The team at Robin Hood is renowned for their experimental nature with regard to processes for raising money. They are also known for trying to figure out the source of poverty and go after that rather than simply putting band-aids on the problems.
I was contacted by a friend of mine at The New York Times and was asked if I’d like to help explore how to integrate social media with Robin Hood’s cause. I couldn’t resist the chance to help those in need.
After a couple meetings we decided we’d build a system to help spread our message across Facebook, Twitter and Flickr. John Merlino, a designer from FRESHTHRILLS, whom I’ve worked on multiple projects with, worked on the graphics and I did the programming for what eventually became known as Robin Hood’s I Fed page.
We had a successful launch on Monday and the message flew through Twitter. You can see it’s message propagated by searching for #feednyc or by simply visiting the IFed page. It’s success has led to John and myself being designated co-chairs of the fund-raising event on Thursday, which Tiki Barber of the New York Giants will be hosting.

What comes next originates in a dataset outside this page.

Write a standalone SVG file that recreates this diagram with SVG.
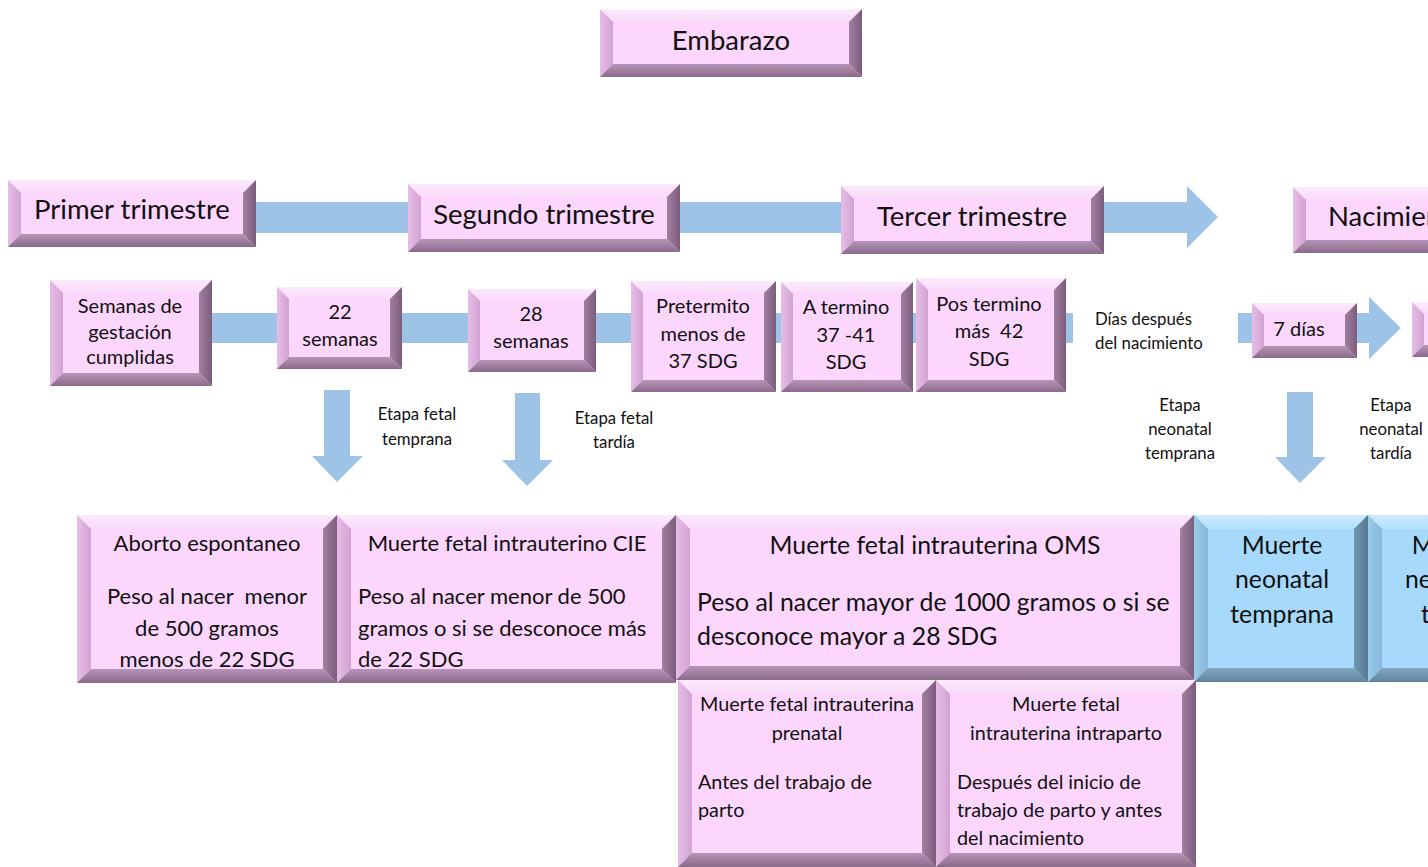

If you’re feeling philanthropic and can part with some money, please head over to ifed.robinhood.org for more information on how you can help. You can also get up-to-the-minute listings on what the twitter world is saying about Robin Hood’s holiday message. If you can’t spare any money this winter, please just spread the message using our Twitter or Facebook tools on the left side of the page.
Robin Hood’s mission is to feed 120,000 people in NYC this winter. Towards this goal, they have partnered with Fresh Direct, J2 Labs, FRESHTHRILLS and many people from the startup community in NYC.